Orphan Wells in California
Responding to a request from the Division of Oil, Gas, and Geothermal Resources, now the California Geologic Energy Management Division (CalGEM), under the California Department of Conservation, the California Council on Science and Technology (CCST) conducted a study entitled “Orphan Wells in California: An Initial Assessment of the State’s Potential Liabilities to Plug and Decommission Orphan Oil and Gas Wells.” Orphan wells are wells that have no known responsible operator or no financially viable operator capable of plugging the well and decommissioning the well’s production facilities. An active or idle well can potentially become an orphan well when deserted by a financially insolvent operator. Responsibilities for plugging and decommissioning these wells may ultimately fall to the State. As the United States’ fourth largest producer of crude oil and fifteenth of natural gas, with approximately 107,000 active and idle wells in the state, the issue of ensuring that resources exist to properly plug and decommission every well is significant for California.
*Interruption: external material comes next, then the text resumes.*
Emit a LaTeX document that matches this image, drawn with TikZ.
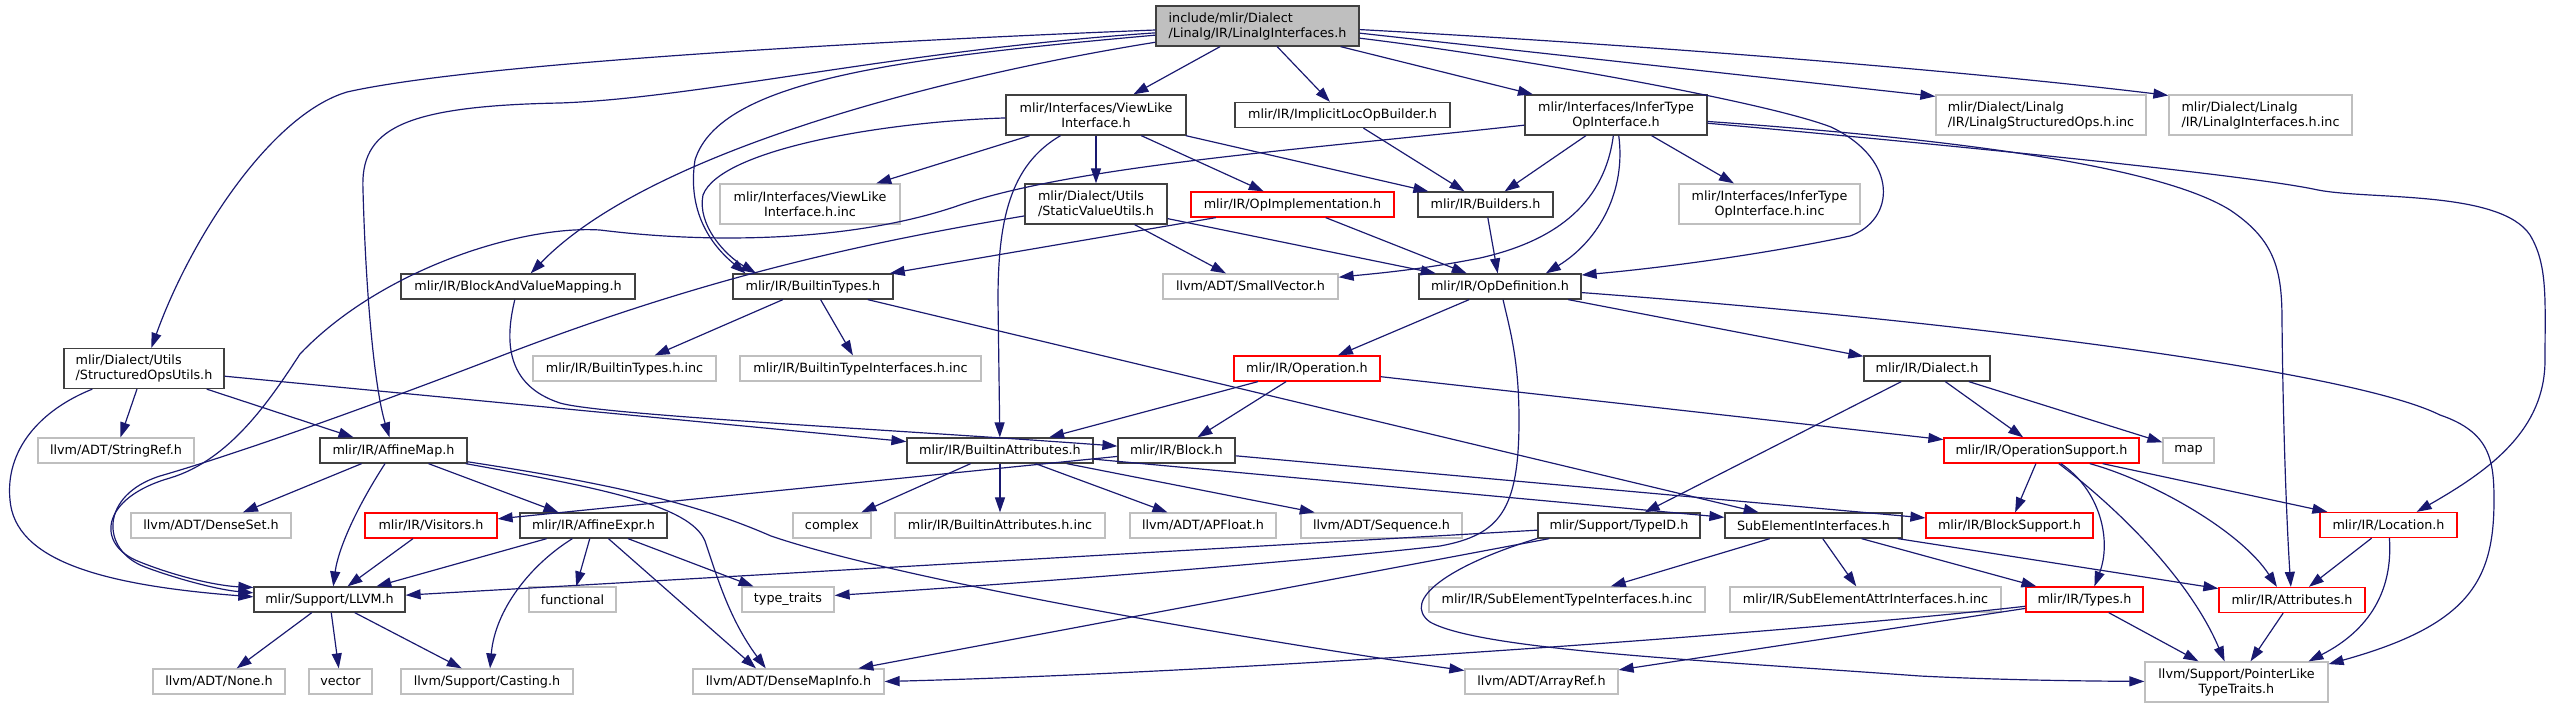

The CCST report uses broad categorizations to screen for wells that may already be orphaned or that are at high risk of becoming orphan wells in the near future. The analysis finds that 5,540 wells in California may already have no viable operator, and that the potential net liability for the State appears to be about $500 million, after subtracting available bonds. An additional 69,425 economically marginal and idle wells could become orphaned in the future.